Mais une inflexion juridique et économique plus radicale encore, qui semble parée de toutes les vertus, est proposée par certains acteurs. Alain Rallet la présente ainsi : « Il faudrait considérer les données personnelles comme des « communs », au sens anglo-saxon du terme[1]. Elles n’auraient alors de valeur qu’en devenant communes – c’est-à-dire croisées et mutualisées – et en étant sous la gouvernance d’un acteur collectif qui énonce que ces biens sont communs. Dans le domaine de la santé, les associations de patients pourraient être cet acteur collectif, qui constituerait les données personnelles de leurs membres en bien commun et seraient alors en position de négocier avec les labos, les hôpitaux, les chercheurs. La rétribution serait collective, sous la forme de l’amélioration des dispositifs, des diagnostics, de la recherche… »

… et mettre les associations de patients au cœur de leur gouvernance !

L’enjeu est considérable. Et l’approche évoquée semble à la mesure de cet enjeu, permettant en effet de créer une véritable alternative, notamment face aux plateformes purement privées et marchandes – le fait des GAFA par exemple, dont la souplesse et la puissance ne semble pas à ce jour suffisants pour assurer totalement sa mission de sécurisation du marché de la donnée de santé.

Le développement d’un écosystème vertueux pour l’intelligence artificielle en santé est donc probablement à ce prix. S’agissant de la prévention et du traitement du diabète, à la pointe de l’innovation en la matière, la Fédération Française des Diabétiques et son Diabète LAB prendra sa part du débat en conduisant une réflexion approfondie sur ces questions économiques et juridiques plus que sensibles…

[1] Le « commun » est un mode d’organisation de la propriété et des échanges de biens qui repose essentiellement sur trois piliers : un accès ouvert à la ressource partagée (le bien en question) ; l’auto-organisation des participants à la ressource commune ; et un mode de gouvernance qui repose sur un principe polycentrique et non hiérarchique.

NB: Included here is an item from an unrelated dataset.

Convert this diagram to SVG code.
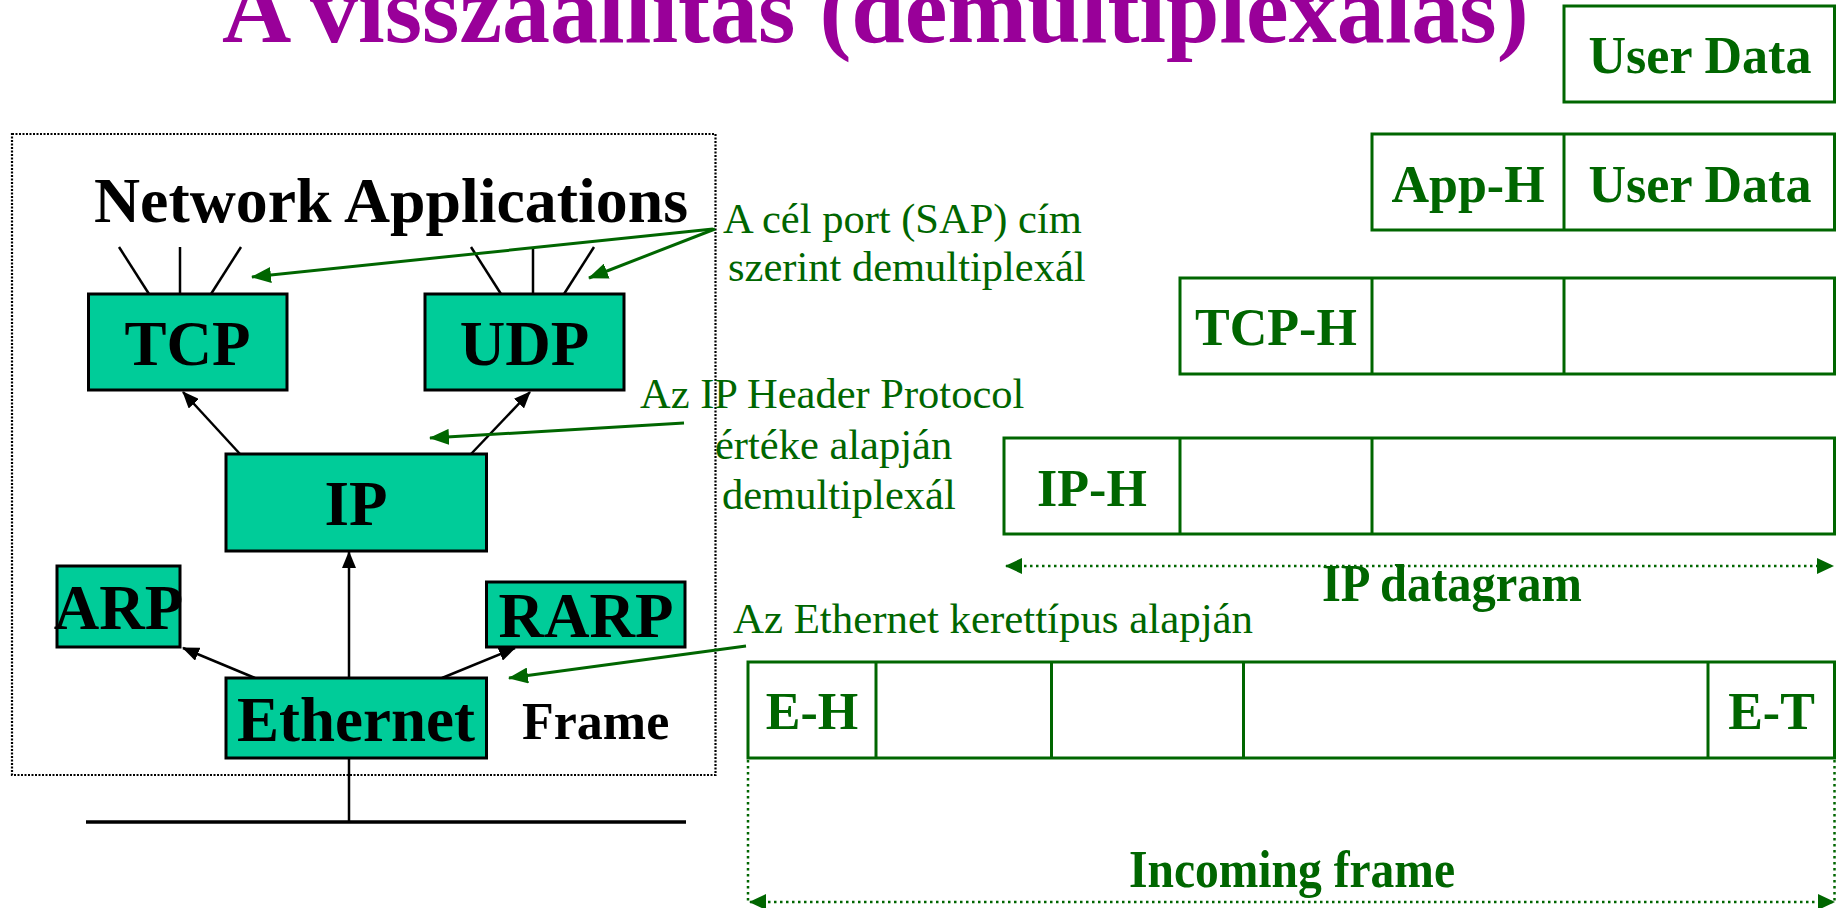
<svg xmlns="http://www.w3.org/2000/svg" width="1836" height="908" viewBox="0 0 1836 908">
<defs>
<style>
.bg{fill:#ffffff}
.title{font-family:"Liberation Serif","Times New Roman",serif;font-weight:bold;font-size:96px;fill:#990099}
.node rect{fill:#00CC99;stroke:#000;stroke-width:3}
.nlabel{font-family:"Liberation Serif","Times New Roman",serif;font-weight:bold;font-size:63px;fill:#000;text-anchor:middle}
.blk{font-family:"Liberation Serif","Times New Roman",serif;font-weight:bold;fill:#000}
.note{font-family:"Liberation Serif","Times New Roman",serif;font-size:42.5px;fill:#006600}
.cell{fill:none;stroke:#006600;stroke-width:3}
.glabel{font-family:"Liberation Serif","Times New Roman",serif;font-weight:bold;font-size:52px;fill:#006600;text-anchor:middle}
.barrow{stroke:#000;stroke-width:2.5;fill:none;marker-end:url(#ah)}
.bline{stroke:#000;stroke-width:2.5;fill:none}
.garrow{stroke:#006600;stroke-width:3;fill:none;marker-end:url(#gh)}
.gdot{stroke:#006600;stroke-width:2.5;fill:none;stroke-dasharray:2.5 3.5}
</style>
<marker id="ah" markerUnits="userSpaceOnUse" markerWidth="17" markerHeight="14" refX="16" refY="7" orient="auto">
<path d="M0,0 L17,7 L0,14 z" fill="#000"/>
</marker>
<marker id="gh" markerUnits="userSpaceOnUse" markerWidth="20" markerHeight="16" refX="19" refY="8" orient="auto">
<path d="M0,0 L20,8 L0,16 z" fill="#006600"/>
</marker>
<marker id="dh" markerUnits="userSpaceOnUse" markerWidth="17" markerHeight="16" refX="16" refY="8" orient="auto-start-reverse">
<path d="M0,0 L17,8 L0,16 z" fill="#006600"/>
</marker>
</defs>
<rect class="bg" x="0" y="0" width="1836" height="908"/>

<text id="title" class="title" x="222" y="42">A visszaállítás (demultiplexálás)</text>

<rect id="stack-frame" x="12" y="134" width="703.5" height="641" fill="none" stroke="#000" stroke-width="2.2" stroke-dasharray="2 1.5"/>

<text id="net-apps" class="blk" x="94" y="222" font-size="63" textLength="594" lengthAdjust="spacingAndGlyphs">Network Applications</text>

<g id="connectors">
<line class="bline" x1="119" y1="247" x2="149" y2="294"/>
<line class="bline" x1="180" y1="247" x2="180" y2="294"/>
<line class="bline" x1="241" y1="247" x2="211" y2="294"/>
<line class="bline" x1="471" y1="247" x2="501" y2="294"/>
<line class="bline" x1="533" y1="247" x2="533" y2="294"/>
<line class="bline" x1="594" y1="247" x2="564" y2="294"/>
<line class="barrow" x1="240" y1="454" x2="183" y2="392"/>
<line class="barrow" x1="471" y1="454" x2="530" y2="392"/>
<line class="barrow" x1="349" y1="678" x2="349" y2="552"/>
<line class="barrow" x1="255" y1="678" x2="183" y2="648"/>
<line class="barrow" x1="442" y1="678" x2="515" y2="648"/>
<line class="bline" x1="349" y1="758" x2="349" y2="822"/>
<line x1="86" y1="822" x2="686" y2="822" stroke="#000" stroke-width="3.5"/>
<line class="garrow" x1="713" y1="229" x2="252" y2="277"/>
<line class="garrow" x1="715" y1="229" x2="589" y2="278"/>
<line class="garrow" x1="684" y1="423" x2="430" y2="438"/>
<line class="garrow" x1="746" y1="646" x2="509" y2="678"/>
<line class="gdot" x1="1006" y1="566" x2="1833" y2="566" marker-start="url(#dh)" marker-end="url(#dh)"/>
<line class="gdot" x1="748" y1="760" x2="748" y2="902"/>
<line class="gdot" x1="1834.5" y1="760" x2="1834.5" y2="902"/>
<line class="gdot" x1="750" y1="902" x2="1834" y2="902" marker-start="url(#dh)" marker-end="url(#dh)"/>
</g>

<g id="tcp" class="node"><rect x="88.5" y="294" width="198.5" height="96"/><text class="nlabel" x="187.5" y="365">TCP</text></g>
<g id="udp" class="node"><rect x="425" y="294" width="199" height="96"/><text class="nlabel" x="524.5" y="365">UDP</text></g>
<g id="ip" class="node"><rect x="226" y="454" width="260.5" height="97"/><text class="nlabel" x="356" y="525">IP</text></g>
<g id="arp" class="node"><rect x="57" y="566" width="123" height="81"/><text class="nlabel" x="118.5" y="629">ARP</text></g>
<g id="rarp" class="node"><rect x="486.5" y="582" width="198.5" height="65"/><text class="nlabel" x="586" y="637">RARP</text></g>
<g id="ethernet" class="node"><rect x="226" y="678" width="260.5" height="80"/><text class="nlabel" x="356" y="741">Ethernet</text></g>

<text id="frame-label" class="blk" x="522" y="739" font-size="52">Frame</text>

<g id="note-port">
<text class="note" x="723" y="233">A cél port (SAP) cím</text>
<text class="note" x="728" y="281">szerint demultiplexál</text>
</g>
<g id="note-ip">
<text class="note" x="640" y="408">Az IP Header Protocol</text>
<text class="note" x="715" y="459">értéke alapján</text>
<text class="note" x="722" y="509">demultiplexál</text>
</g>
<g id="note-eth">
<text class="note" x="733" y="633" textLength="520" lengthAdjust="spacingAndGlyphs">Az Ethernet kerettípus alapján</text>
</g>

<g id="row-user">
<rect class="cell" x="1564" y="6" width="270.5" height="96"/>
<text class="glabel" x="1700" y="73">User Data</text>
</g>
<g id="row-app">
<rect class="cell" x="1372" y="134" width="462.5" height="96"/>
<line class="cell" x1="1564" y1="134" x2="1564" y2="230"/>
<text class="glabel" x="1468" y="202">App-H</text>
<text class="glabel" x="1700" y="202">User Data</text>
</g>
<g id="row-tcp">
<rect class="cell" x="1180" y="278" width="654.5" height="96"/>
<line class="cell" x1="1372" y1="278" x2="1372" y2="374"/>
<line class="cell" x1="1564" y1="278" x2="1564" y2="374"/>
<text class="glabel" x="1276" y="345">TCP-H</text>
</g>
<g id="row-ip">
<rect class="cell" x="1004" y="438" width="830.5" height="96"/>
<line class="cell" x1="1180" y1="438" x2="1180" y2="534"/>
<line class="cell" x1="1372" y1="438" x2="1372" y2="534"/>
<text class="glabel" x="1092" y="506">IP-H</text>
</g>
<text id="ip-datagram" class="glabel" x="1452" y="601" font-size="49" textLength="260" lengthAdjust="spacingAndGlyphs">IP datagram</text>
<g id="row-eth">
<rect class="cell" x="748" y="662" width="1086.5" height="96"/>
<line class="cell" x1="876" y1="662" x2="876" y2="758"/>
<line class="cell" x1="1051.5" y1="662" x2="1051.5" y2="758"/>
<line class="cell" x1="1243.5" y1="662" x2="1243.5" y2="758"/>
<line class="cell" x1="1708" y1="662" x2="1708" y2="758"/>
<text class="glabel" x="812" y="729">E-H</text>
<text class="glabel" x="1771.5" y="729">E-T</text>
</g>
<text id="incoming-frame" class="glabel" x="1292" y="887" font-size="48" textLength="326" lengthAdjust="spacingAndGlyphs">Incoming frame</text>
</svg>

Alain Rallet est économiste. Professeur à l’Université Paris-Sud, il est spécialiste de l’économique numérique et de la valorisation des données personnelles. Il a notamment publié Peut-on valoriser ses données personnelles ? 3 scénarios : consentement, monétisation, biens communs, octobre 2018, Éditions du CNRS.

Stéphane Bidet est ingénieur. Il est CEO et co-fondateur de la startup Hillo. L’application Hillo collecte les données issues du capteur de glycémie et des informations complémentaires saisies par la personne diabétique, et propose une aide à la décision personnalisée basée sur son intelligence artificielle. Hillo (sous son ancien nom Healsy) est lauréate du Hackathon 2017 du Diabète LAB.